> _Given problem_
Hand back each line, unchanged, from the top down to the line where "rectangle (629,569) ;" sits.

> _Given information_
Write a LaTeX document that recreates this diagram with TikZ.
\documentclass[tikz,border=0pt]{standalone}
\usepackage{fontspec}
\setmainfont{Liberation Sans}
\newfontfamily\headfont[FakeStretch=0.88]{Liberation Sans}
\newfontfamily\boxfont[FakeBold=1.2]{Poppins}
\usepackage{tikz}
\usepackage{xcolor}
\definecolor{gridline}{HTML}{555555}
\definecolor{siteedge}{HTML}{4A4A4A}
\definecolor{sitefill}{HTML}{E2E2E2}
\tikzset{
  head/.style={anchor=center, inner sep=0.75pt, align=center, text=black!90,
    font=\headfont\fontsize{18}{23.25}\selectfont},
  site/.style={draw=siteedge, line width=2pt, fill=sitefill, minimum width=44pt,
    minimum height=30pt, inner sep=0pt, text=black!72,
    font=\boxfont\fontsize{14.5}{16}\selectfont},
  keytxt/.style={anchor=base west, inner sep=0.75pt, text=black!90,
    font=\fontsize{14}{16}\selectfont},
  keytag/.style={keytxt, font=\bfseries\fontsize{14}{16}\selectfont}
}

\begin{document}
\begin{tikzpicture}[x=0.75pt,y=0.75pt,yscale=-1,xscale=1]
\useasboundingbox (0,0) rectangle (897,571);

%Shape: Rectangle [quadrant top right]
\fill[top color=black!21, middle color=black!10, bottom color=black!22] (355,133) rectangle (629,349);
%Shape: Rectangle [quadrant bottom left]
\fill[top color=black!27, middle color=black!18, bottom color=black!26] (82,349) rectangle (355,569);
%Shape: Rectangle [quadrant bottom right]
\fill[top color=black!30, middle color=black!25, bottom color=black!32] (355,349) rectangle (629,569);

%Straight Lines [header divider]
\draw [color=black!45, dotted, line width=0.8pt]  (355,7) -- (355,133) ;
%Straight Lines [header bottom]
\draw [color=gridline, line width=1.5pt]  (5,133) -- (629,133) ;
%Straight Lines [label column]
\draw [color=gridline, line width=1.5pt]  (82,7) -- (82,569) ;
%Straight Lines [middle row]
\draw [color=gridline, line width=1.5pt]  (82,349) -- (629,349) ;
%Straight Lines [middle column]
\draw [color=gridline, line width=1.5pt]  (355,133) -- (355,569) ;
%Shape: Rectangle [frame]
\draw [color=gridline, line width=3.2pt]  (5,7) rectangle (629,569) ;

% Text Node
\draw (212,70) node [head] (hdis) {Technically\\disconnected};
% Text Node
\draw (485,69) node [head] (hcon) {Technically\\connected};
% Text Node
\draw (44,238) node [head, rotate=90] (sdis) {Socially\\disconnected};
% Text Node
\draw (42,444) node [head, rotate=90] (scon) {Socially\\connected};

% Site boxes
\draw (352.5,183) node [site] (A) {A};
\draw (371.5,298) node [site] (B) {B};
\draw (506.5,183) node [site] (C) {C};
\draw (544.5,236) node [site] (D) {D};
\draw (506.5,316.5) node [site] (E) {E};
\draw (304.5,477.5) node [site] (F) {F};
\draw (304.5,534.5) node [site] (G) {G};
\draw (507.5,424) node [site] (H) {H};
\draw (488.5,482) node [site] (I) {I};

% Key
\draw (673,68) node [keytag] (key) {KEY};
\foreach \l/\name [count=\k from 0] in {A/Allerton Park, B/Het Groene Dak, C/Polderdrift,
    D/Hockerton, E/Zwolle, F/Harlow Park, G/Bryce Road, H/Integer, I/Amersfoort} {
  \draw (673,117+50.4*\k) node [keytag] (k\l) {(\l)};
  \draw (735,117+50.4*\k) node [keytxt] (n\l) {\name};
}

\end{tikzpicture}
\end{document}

> _Response for this exercise_
Write a LaTeX document that recreates this diagram with TikZ.
\documentclass[tikz,border=0pt]{standalone}
\usepackage{fontspec}
\setmainfont{Liberation Sans}
\newfontfamily\headfont[FakeStretch=0.88]{Liberation Sans}
\newfontfamily\boxfont[FakeBold=1.2]{Poppins}
\usepackage{tikz}
\usepackage{xcolor}
\definecolor{gridline}{HTML}{555555}
\definecolor{siteedge}{HTML}{4A4A4A}
\definecolor{sitefill}{HTML}{E2E2E2}
\tikzset{
  head/.style={anchor=center, inner sep=0.75pt, align=center, text=black!90,
    font=\headfont\fontsize{18}{23.25}\selectfont},
  site/.style={draw=siteedge, line width=2pt, fill=sitefill, minimum width=44pt,
    minimum height=30pt, inner sep=0pt, text=black!72,
    font=\boxfont\fontsize{14.5}{16}\selectfont},
  keytxt/.style={anchor=base west, inner sep=0.75pt, text=black!90,
    font=\fontsize{14}{16}\selectfont},
  keytag/.style={keytxt, font=\bfseries\fontsize{14}{16}\selectfont}
}

\begin{document}
\begin{tikzpicture}[x=0.75pt,y=0.75pt,yscale=-1,xscale=1]
\useasboundingbox (0,0) rectangle (897,571);

%Shape: Rectangle [quadrant top right]
\fill[top color=black!21, middle color=black!10, bottom color=black!22] (355,133) rectangle (629,349);
%Shape: Rectangle [quadrant bottom left]
\fill[top color=black!27, middle color=black!18, bottom color=black!26] (82,349) rectangle (355,569);
%Shape: Rectangle [quadrant bottom right]
\fill[top color=black!30, middle color=black!25, bottom color=black!32] (355,349) rectangle (629,569);

%Straight Lines [header divider]
\draw [color=black!45, dotted, line width=0.8pt]  (355,7) -- (355,133) ;
%Straight Lines [header bottom]
\draw [color=gridline, line width=1.5pt]  (5,133) -- (629,133) ;
%Straight Lines [label column]
\draw [color=gridline, line width=1.5pt]  (82,7) -- (82,569) ;
%Straight Lines [middle row]
\draw [color=gridline, line width=1.5pt]  (82,349) -- (629,349) ;
%Straight Lines [middle column]
\draw [color=gridline, line width=1.5pt]  (355,133) -- (355,569) ;
%Shape: Rectangle [frame]
\draw [color=gridline, line width=3.2pt]  (5,7) rectangle (629,569) ;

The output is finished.